— Record set —
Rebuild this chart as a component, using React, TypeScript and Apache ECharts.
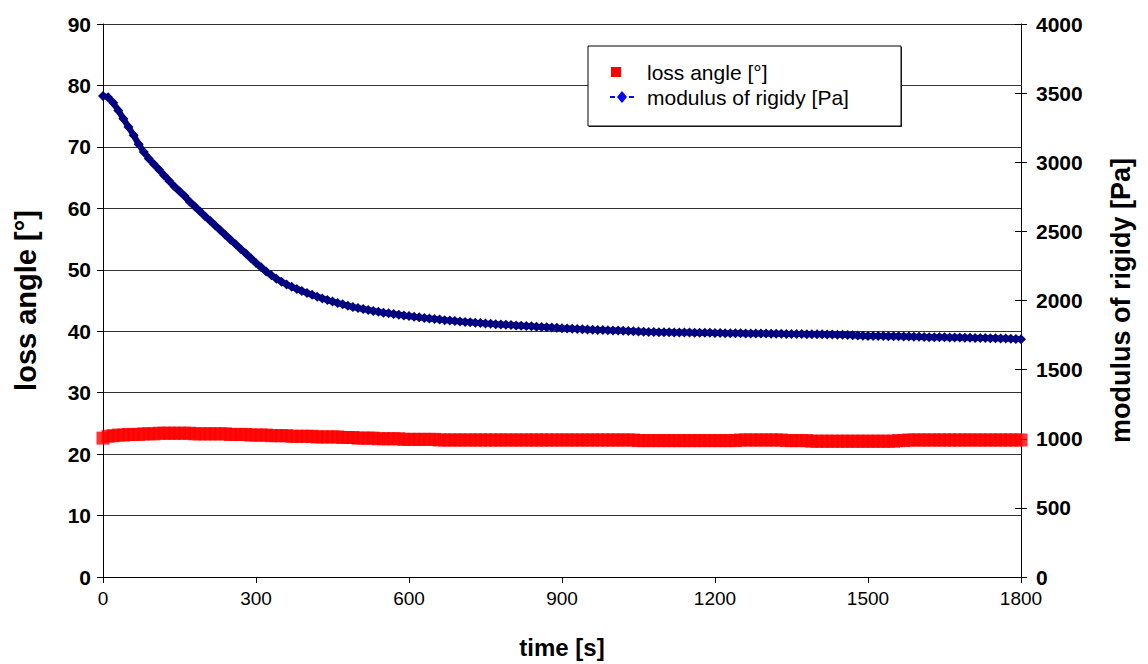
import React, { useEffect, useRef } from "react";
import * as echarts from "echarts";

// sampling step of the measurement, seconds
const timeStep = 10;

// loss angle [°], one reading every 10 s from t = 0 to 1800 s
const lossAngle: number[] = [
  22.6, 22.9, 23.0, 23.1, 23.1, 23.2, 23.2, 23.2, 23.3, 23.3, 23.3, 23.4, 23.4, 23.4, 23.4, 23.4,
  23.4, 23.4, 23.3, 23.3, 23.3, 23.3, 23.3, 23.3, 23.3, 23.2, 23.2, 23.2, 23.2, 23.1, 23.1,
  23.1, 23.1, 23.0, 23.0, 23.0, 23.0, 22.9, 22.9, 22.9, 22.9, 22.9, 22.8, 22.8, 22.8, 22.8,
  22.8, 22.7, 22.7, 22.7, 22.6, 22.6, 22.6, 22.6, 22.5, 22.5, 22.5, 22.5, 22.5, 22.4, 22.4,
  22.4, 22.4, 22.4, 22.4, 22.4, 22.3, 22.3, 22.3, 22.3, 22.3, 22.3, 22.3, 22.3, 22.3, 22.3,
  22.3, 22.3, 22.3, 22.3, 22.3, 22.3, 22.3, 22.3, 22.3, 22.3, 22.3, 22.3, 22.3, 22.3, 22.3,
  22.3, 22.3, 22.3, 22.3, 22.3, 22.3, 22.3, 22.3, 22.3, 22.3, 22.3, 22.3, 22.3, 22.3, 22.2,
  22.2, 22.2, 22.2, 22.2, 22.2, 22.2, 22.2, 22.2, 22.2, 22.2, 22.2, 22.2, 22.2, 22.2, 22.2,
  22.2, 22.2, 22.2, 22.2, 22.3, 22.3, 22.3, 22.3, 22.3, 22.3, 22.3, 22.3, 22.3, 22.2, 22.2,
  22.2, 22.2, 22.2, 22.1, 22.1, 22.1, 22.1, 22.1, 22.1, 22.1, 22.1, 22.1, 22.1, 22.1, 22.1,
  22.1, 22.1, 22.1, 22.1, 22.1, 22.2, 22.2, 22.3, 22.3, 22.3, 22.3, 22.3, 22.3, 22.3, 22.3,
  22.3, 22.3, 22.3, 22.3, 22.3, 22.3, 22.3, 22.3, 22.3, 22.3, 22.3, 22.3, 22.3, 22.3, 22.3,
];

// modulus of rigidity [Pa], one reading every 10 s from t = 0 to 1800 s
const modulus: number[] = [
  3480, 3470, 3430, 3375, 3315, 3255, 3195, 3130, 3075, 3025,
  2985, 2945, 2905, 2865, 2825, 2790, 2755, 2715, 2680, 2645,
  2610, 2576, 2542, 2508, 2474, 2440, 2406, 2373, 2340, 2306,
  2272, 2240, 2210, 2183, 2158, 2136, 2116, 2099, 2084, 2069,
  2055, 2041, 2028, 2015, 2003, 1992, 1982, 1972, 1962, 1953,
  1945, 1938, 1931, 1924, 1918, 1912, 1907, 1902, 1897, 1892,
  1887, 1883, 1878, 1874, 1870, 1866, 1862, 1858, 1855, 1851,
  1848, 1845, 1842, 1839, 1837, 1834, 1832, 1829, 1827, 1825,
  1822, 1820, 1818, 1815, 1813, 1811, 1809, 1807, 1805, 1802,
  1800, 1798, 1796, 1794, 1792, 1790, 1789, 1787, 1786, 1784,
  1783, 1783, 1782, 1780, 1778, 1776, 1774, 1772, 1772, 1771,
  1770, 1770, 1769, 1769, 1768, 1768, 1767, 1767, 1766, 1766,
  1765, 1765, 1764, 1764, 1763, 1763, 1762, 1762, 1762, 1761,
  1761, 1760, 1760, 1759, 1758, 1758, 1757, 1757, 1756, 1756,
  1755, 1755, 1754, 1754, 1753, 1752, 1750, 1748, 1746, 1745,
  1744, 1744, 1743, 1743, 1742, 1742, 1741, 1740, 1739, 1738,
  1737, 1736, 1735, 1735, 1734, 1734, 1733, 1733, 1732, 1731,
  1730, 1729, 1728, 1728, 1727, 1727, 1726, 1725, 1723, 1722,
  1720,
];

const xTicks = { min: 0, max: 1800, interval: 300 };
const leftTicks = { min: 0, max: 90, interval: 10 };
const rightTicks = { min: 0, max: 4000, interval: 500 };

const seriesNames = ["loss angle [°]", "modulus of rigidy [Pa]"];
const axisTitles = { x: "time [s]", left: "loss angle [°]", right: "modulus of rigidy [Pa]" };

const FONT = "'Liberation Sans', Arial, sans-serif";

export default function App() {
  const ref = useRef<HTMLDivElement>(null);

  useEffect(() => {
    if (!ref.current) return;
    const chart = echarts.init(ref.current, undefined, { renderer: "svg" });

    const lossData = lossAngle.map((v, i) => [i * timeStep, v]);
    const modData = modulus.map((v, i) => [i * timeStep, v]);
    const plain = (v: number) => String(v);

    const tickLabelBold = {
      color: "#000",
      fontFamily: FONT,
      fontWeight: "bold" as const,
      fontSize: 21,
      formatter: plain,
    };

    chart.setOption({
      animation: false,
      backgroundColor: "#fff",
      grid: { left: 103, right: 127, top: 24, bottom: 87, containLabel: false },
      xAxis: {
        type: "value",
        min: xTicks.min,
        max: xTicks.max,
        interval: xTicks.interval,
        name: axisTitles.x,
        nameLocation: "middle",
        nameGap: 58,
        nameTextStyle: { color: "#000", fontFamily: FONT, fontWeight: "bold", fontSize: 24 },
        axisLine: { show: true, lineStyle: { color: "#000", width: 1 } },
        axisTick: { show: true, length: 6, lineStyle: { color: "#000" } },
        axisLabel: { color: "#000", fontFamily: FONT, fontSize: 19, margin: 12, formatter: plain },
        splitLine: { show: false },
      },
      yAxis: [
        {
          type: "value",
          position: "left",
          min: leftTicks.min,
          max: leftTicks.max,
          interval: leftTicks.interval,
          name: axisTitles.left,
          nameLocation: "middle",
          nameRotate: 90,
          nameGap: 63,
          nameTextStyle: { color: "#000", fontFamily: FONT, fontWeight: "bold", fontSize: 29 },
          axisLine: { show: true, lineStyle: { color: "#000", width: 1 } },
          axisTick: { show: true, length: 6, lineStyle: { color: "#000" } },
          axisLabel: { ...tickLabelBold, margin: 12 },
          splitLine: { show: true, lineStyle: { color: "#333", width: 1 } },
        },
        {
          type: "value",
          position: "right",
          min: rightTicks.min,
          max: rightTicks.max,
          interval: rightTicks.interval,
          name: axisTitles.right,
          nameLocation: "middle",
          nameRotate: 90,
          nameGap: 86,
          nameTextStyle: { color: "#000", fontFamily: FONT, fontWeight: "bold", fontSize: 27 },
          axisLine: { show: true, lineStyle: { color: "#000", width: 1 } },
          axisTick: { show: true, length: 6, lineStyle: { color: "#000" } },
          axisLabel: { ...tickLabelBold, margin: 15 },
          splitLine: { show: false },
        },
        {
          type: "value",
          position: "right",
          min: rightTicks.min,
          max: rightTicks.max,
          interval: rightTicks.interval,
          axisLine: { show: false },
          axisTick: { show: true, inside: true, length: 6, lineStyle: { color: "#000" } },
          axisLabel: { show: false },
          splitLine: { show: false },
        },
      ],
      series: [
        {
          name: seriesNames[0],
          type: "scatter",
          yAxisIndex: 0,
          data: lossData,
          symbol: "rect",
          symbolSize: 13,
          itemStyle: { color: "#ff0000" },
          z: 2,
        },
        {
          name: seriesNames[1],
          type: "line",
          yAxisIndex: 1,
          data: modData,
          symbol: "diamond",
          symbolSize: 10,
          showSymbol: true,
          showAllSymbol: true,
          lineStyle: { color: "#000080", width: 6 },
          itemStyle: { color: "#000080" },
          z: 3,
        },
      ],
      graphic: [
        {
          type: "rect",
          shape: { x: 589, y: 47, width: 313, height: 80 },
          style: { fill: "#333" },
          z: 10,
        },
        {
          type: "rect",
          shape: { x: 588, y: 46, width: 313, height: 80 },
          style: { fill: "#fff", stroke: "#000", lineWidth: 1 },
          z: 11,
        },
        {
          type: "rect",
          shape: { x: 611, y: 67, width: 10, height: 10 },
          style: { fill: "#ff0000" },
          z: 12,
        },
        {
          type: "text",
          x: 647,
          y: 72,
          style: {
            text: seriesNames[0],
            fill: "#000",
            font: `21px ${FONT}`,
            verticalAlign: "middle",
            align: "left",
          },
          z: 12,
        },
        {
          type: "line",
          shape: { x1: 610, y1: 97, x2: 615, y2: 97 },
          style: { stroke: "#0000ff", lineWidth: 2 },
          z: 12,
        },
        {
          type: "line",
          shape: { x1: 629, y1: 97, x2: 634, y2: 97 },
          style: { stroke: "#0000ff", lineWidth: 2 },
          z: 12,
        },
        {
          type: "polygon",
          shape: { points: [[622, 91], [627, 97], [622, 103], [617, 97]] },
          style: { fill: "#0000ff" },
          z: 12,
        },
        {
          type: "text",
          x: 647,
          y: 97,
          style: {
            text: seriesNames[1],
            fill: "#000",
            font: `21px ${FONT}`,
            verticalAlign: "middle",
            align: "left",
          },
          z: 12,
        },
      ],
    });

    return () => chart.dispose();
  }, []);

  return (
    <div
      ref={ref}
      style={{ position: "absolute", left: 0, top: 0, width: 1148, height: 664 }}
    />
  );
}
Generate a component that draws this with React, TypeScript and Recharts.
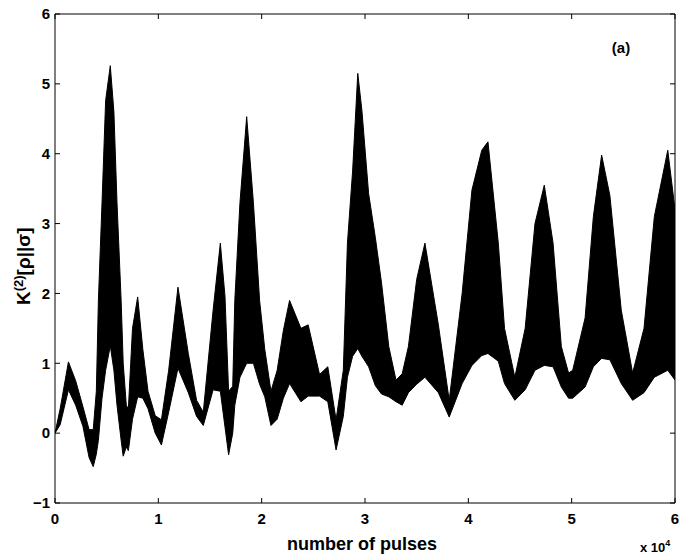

— Your instructions —
Restate, line by line and word for word, everything from the top of the material through the line that contains "const timeStep = 10;". Leave pictures out.

— Output of the task —
Rebuild this chart as a component, using React, TypeScript and Apache ECharts.
import React, { useEffect, useRef } from "react";
import * as echarts from "echarts";

// sampling step of the measurement, seconds
const timeStep = 10;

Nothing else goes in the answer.